▶ Data lines
►

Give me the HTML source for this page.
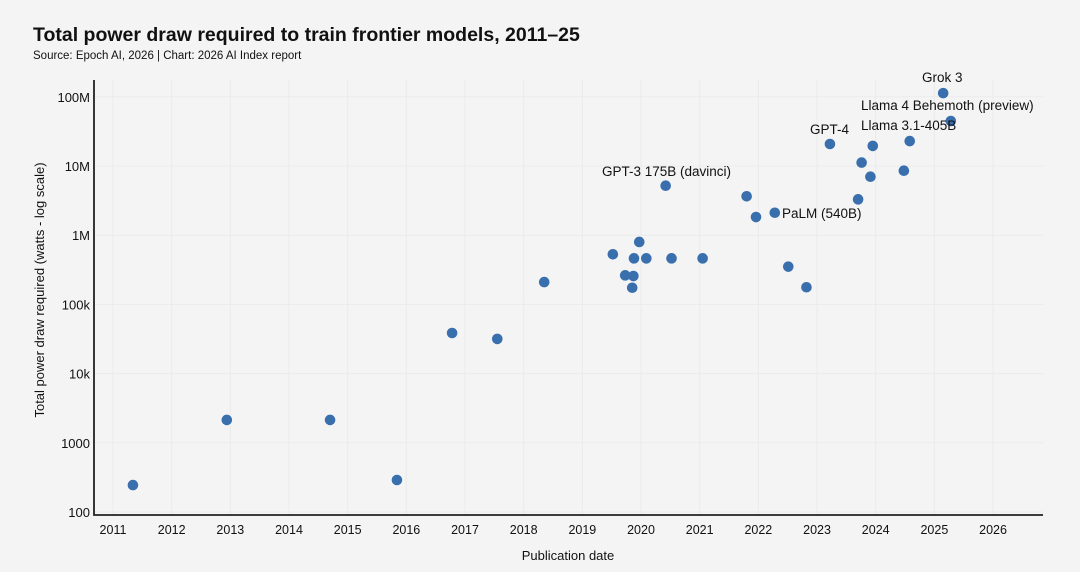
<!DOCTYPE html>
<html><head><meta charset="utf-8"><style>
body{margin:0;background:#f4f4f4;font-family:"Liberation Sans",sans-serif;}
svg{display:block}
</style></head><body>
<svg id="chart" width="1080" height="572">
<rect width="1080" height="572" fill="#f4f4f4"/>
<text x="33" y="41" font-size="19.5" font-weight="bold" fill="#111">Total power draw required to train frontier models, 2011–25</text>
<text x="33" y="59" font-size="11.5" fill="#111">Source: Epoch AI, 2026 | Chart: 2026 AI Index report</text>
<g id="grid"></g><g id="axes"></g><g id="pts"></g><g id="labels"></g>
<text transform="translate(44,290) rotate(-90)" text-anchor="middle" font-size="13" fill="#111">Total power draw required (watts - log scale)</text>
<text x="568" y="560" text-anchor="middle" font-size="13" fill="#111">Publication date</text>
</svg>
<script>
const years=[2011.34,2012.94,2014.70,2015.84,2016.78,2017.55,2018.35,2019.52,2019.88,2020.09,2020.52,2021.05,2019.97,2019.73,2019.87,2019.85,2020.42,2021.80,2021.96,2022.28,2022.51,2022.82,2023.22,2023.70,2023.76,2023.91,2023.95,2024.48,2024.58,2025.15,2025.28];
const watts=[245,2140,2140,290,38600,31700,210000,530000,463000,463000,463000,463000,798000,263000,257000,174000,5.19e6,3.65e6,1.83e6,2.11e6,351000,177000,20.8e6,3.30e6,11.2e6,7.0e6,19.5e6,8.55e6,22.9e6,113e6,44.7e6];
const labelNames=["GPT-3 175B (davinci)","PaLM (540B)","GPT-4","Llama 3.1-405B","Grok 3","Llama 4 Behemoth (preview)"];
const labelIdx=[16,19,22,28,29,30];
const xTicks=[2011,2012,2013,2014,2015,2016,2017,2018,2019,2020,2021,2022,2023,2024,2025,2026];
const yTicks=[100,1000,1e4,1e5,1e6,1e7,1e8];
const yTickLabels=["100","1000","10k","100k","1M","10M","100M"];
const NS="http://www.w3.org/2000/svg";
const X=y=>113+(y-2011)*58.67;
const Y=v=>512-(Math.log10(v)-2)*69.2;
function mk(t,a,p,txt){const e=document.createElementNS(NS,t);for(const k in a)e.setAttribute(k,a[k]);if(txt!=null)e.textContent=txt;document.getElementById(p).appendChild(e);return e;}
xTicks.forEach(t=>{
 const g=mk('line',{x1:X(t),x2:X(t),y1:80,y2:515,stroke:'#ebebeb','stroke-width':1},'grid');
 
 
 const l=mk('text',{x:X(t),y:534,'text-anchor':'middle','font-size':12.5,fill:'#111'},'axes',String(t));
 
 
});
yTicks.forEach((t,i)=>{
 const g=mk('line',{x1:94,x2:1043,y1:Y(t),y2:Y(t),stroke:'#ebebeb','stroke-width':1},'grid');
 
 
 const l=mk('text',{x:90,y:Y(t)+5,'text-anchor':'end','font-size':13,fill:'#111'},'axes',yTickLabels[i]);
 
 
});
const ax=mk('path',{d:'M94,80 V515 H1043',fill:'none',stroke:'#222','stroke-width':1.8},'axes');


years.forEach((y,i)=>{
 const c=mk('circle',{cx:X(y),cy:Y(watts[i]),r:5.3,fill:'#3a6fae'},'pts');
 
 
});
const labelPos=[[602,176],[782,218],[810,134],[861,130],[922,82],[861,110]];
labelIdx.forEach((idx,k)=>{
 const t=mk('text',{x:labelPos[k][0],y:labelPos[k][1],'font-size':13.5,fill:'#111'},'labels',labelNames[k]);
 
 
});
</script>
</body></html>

◄

▶ Task
Pictures are excluded; output everything else in the data verbatim.

▶ Answer to this exercise
Give me the HTML source for this page.
<!DOCTYPE html>
<html><head><meta charset="utf-8"><style>
body{margin:0;background:#f4f4f4;font-family:"Liberation Sans",sans-serif;}
svg{display:block}
</style></head><body>
<svg id="chart" width="1080" height="572">
<rect width="1080" height="572" fill="#f4f4f4"/>
<text x="33" y="41" font-size="19.5" font-weight="bold" fill="#111">Total power draw required to train frontier models, 2011–25</text>
<text x="33" y="59" font-size="11.5" fill="#111">Source: Epoch AI, 2026 | Chart: 2026 AI Index report</text>
<g id="grid"></g><g id="axes"></g><g id="pts"></g><g id="labels"></g>
<text transform="translate(44,290) rotate(-90)" text-anchor="middle" font-size="13" fill="#111">Total power draw required (watts - log scale)</text>
<text x="568" y="560" text-anchor="middle" font-size="13" fill="#111">Publication date</text>
</svg>
<script>
const years=[2011.34,2012.94,2014.70,2015.84,2016.78,2017.55,2018.35,2019.52,2019.88,2020.09,2020.52,2021.05,2019.97,2019.73,2019.87,2019.85,2020.42,2021.80,2021.96,2022.28,2022.51,2022.82,2023.22,2023.70,2023.76,2023.91,2023.95,2024.48,2024.58,2025.15,2025.28];
const watts=[245,2140,2140,290,38600,31700,210000,530000,463000,463000,463000,463000,798000,263000,257000,174000,5.19e6,3.65e6,1.83e6,2.11e6,351000,177000,20.8e6,3.30e6,11.2e6,7.0e6,19.5e6,8.55e6,22.9e6,113e6,44.7e6];
const labelNames=["GPT-3 175B (davinci)","PaLM (540B)","GPT-4","Llama 3.1-405B","Grok 3","Llama 4 Behemoth (preview)"];
const labelIdx=[16,19,22,28,29,30];
const xTicks=[2011,2012,2013,2014,2015,2016,2017,2018,2019,2020,2021,2022,2023,2024,2025,2026];
const yTicks=[100,1000,1e4,1e5,1e6,1e7,1e8];
const yTickLabels=["100","1000","10k","100k","1M","10M","100M"];
const NS="http://www.w3.org/2000/svg";
const X=y=>113+(y-2011)*58.67;
const Y=v=>512-(Math.log10(v)-2)*69.2;
function mk(t,a,p,txt){const e=document.createElementNS(NS,t);for(const k in a)e.setAttribute(k,a[k]);if(txt!=null)e.textContent=txt;document.getElementById(p).appendChild(e);return e;}
xTicks.forEach(t=>{
 const g=mk('line',{x1:X(t),x2:X(t),y1:80,y2:515,stroke:'#ebebeb','stroke-width':1},'grid');
 
 
 const l=mk('text',{x:X(t),y:534,'text-anchor':'middle','font-size':12.5,fill:'#111'},'axes',String(t));
 
 
});
yTicks.forEach((t,i)=>{
 const g=mk('line',{x1:94,x2:1043,y1:Y(t),y2:Y(t),stroke:'#ebebeb','stroke-width':1},'grid');
 
 
 const l=mk('text',{x:90,y:Y(t)+5,'text-anchor':'end','font-size':13,fill:'#111'},'axes',yTickLabels[i]);
 
 
});
const ax=mk('path',{d:'M94,80 V515 H1043',fill:'none',stroke:'#222','stroke-width':1.8},'axes');


years.forEach((y,i)=>{
 const c=mk('circle',{cx:X(y),cy:Y(watts[i]),r:5.3,fill:'#3a6fae'},'pts');
 
 
});
const labelPos=[[602,176],[782,218],[810,134],[861,130],[922,82],[861,110]];
labelIdx.forEach((idx,k)=>{
 const t=mk('text',{x:labelPos[k][0],y:labelPos[k][1],'font-size':13.5,fill:'#111'},'labels',labelNames[k]);
 
 
});
</script>
</body></html>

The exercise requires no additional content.